Finally, Love’s Definition
A lot of times when someone looks to define love, they'll begin by differentiating between love and lust because we all know what lust is. However we can not define Love by what it isn't. That's like trying to measure how heavy I am by describing how much I don't weigh. Typically people will point to the bible, and that's cool. But hypothetically, let's say it's possible to not be a "Christian" but still be capable or deserving of love...then what? Well through my own experiences and through observation of others, I've written my own definition that's not only universal and equal opportunity no matter what religion, but also plausible enough that some have even accepted it as their own. Here it is...
Love as a non-platonic adjective is the extremity of the bond(commonly referred to as relationship) that 2 people or entities share. It's a level of necessity in one's life that starts at 0 and has infinite growing potential.(Yes that is original. Steal it and I'm suing!)

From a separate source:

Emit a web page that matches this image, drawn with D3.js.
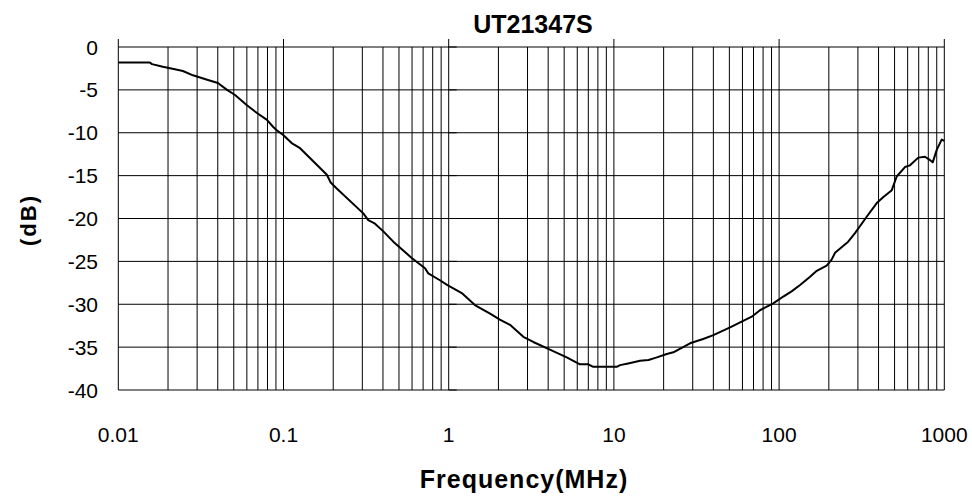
<!DOCTYPE html>
<html>
<head>
<meta charset="utf-8">
<script src="https://cdn.jsdelivr.net/npm/d3@7"></script>
<style>
  html, body { margin: 0; padding: 0; background: #fff; }
  svg { display: block; font-family: "Liberation Sans", Arial, sans-serif; }
</style>
</head>
<body>
<div id="chart"></div>
<script>
// insertion loss curve
const freqMHz = [0.01, 0.0155, 0.016, 0.0186, 0.022, 0.0246, 0.0283, 0.0349, 0.0401, 0.0455,
  0.0509, 0.0601, 0.0691, 0.0794, 0.0864, 0.091, 0.1, 0.112, 0.126, 0.183, 0.193, 0.21,
  0.304, 0.326, 0.358, 0.402, 0.462, 0.597, 0.719, 0.752, 0.885, 0.977, 1.2, 1.44, 1.78,
  2.04, 2.35, 2.83, 3.25, 4.1, 5.18, 6.23, 7.0, 7.5, 10.4, 10.9, 12.2, 14.4, 16.2, 18.2,
  20.9, 22.9, 28.9, 34.7, 40, 50.5, 68.3, 76.6, 92.2, 106, 119, 134, 154, 169, 194, 208,
  218, 262, 288, 339, 390, 428, 481, 515, 578, 620, 696, 764, 820, 851, 900, 964, 1000];
const attenDb = [-1.8, -1.8, -2.0, -2.3, -2.6, -2.8, -3.3, -3.85, -4.2, -5.0,
  -5.6, -6.8, -7.7, -8.5, -9.3, -9.7, -10.3, -11.2, -11.8, -14.9, -15.8, -16.5,
  -19.4, -20.2, -20.6, -21.5, -22.7, -24.6, -25.8, -26.4, -27.2, -27.75, -28.7, -30.1, -31.1,
  -31.8, -32.4, -33.8, -34.4, -35.3, -36.2, -37.0, -37.0, -37.3, -37.3, -37.1, -36.9, -36.6, -36.5, -36.2,
  -35.8, -35.6, -34.55, -34.05, -33.6, -32.7, -31.45, -30.7, -29.9, -29.1, -28.5, -27.75, -26.8, -26.1, -25.5, -24.8,
  -24.0, -22.7, -21.7, -19.8, -18.2, -17.5, -16.7, -15.1, -14.0, -13.8, -12.9, -12.8, -13.2, -13.45, -12.0, -10.8, -10.95];

const decades = [0.01, 0.1, 1, 10, 100, 1000];
const decadeLabels = ['0.01', '0.1', '1', '10', '100', '1000'];
const yTicks = [0, -5, -10, -15, -20, -25, -30, -35, -40];

const title = 'UT21347S';
const xTitle = 'Frequency(MHz)';
const yTitle = '(dB)';

const width = 972;
const height = 497;
const plotLeft = 118.3, plotRight = 944.3, plotTop = 47, plotBottom = 390;

const svg = d3.select('#chart')
  .append('svg')
  .attr('width', width)
  .attr('height', height);

const x = d3.scaleLog().domain([0.01, 1000]).range([plotLeft, plotRight]);
const y = d3.scaleLinear().domain([0, -40]).range([plotTop, plotBottom]);

// minor grid: 1..9 in every decade
const gridX = [];
decades.slice(0, -1).forEach(d => {
  for (let k = 1; k <= 9; k++) gridX.push(d * k);
});
gridX.push(1000);

const grid = svg.append('g').attr('stroke', '#000').attr('stroke-width', 1).attr('fill', 'none');

grid.selectAll('.vgrid')
  .data(gridX)
  .enter().append('line')
  .attr('class', 'vgrid')
  .attr('x1', d => x(d)).attr('x2', d => x(d))
  .attr('y1', plotTop).attr('y2', plotBottom);

grid.selectAll('.hgrid')
  .data(yTicks)
  .enter().append('line')
  .attr('class', 'hgrid')
  .attr('x1', plotLeft).attr('x2', plotRight)
  .attr('y1', d => y(d)).attr('y2', d => y(d));

// decade ticks poking out above the top edge
grid.selectAll('.dtick')
  .data(decades)
  .enter().append('line')
  .attr('class', 'dtick')
  .attr('x1', d => x(d)).attr('x2', d => x(d))
  .attr('y1', plotTop - 8).attr('y2', plotTop);

// y ticks sitting on the 1 MHz line
grid.selectAll('.ytick')
  .data(yTicks)
  .enter().append('line')
  .attr('class', 'ytick')
  .attr('x1', x(1)).attr('x2', x(1) + 8)
  .attr('y1', d => y(d)).attr('y2', d => y(d));

// curve
const line = d3.line()
  .x((d, i) => x(freqMHz[i]))
  .y(d => y(d));

svg.append('path')
  .datum(attenDb)
  .attr('fill', 'none')
  .attr('stroke', '#000')
  .attr('stroke-width', 2)
  .attr('stroke-linejoin', 'round')
  .attr('d', line);

// tick labels
svg.append('g').selectAll('text')
  .data(yTicks)
  .enter().append('text')
  .attr('x', 98)
  .attr('y', d => y(d))
  .attr('dy', '0.36em')
  .attr('text-anchor', 'end')
  .attr('font-size', 21)
  .attr('fill', '#000')
  .text(d => String(d));

svg.append('g').selectAll('text')
  .data(decades)
  .enter().append('text')
  .attr('x', d => x(d))
  .attr('y', 442)
  .attr('text-anchor', 'middle')
  .attr('font-size', 21)
  .attr('fill', '#000')
  .text((d, i) => decadeLabels[i]);

// titles
svg.append('text')
  .attr('x', 533).attr('y', 33)
  .attr('text-anchor', 'middle')
  .attr('font-size', 25)
  .attr('font-weight', 'bold')
  .text(title);

svg.append('text')
  .attr('x', 524).attr('y', 488)
  .attr('text-anchor', 'middle')
  .attr('font-size', 25)
  .attr('font-weight', 'bold')
  .attr('letter-spacing', 1)
  .text(xTitle);

svg.append('text')
  .attr('transform', 'translate(36,220) rotate(-90)')
  .attr('text-anchor', 'middle')
  .attr('font-size', 22)
  .attr('font-weight', 'bold')
  .attr('letter-spacing', 2)
  .text(yTitle);
</script>
</body>
</html>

Now let me break that down a bit because already I can hear you scratching your head. People always say things like, it was "Love at first sight" which couldn't be further from the truth. In that context, love is something you stumble upon and pick up like a seashell. In the definition I gave, love is something you grow and nurture that becomes stronger with time and energy invested. What some people mistake for "love at first sight" is often a lust for love, at first sight. The thought of finally meeting that person who fits your image of the one you could love is what you were lusting for which could very well evolve into love with time. But if you met that person and the next day heard they got in a car wreck and died, you would forget about them in a week. On the contrary, if you spent 20 years investing time and energy into loving that person, their death would leave you feeling sick, lost, and mourning possibly for the rest of your life. That's why we grow to love people without even knowing it and sometimes against our own will. Now who's to quantify at what extremity does 'love' officially exist? That can only be measured by the love that already exists in your life among friends or family and at what point you'll dignify the degree at which you want a person to be in your life to be deemed "Love". You can call it what you want, but your heart will have the final say.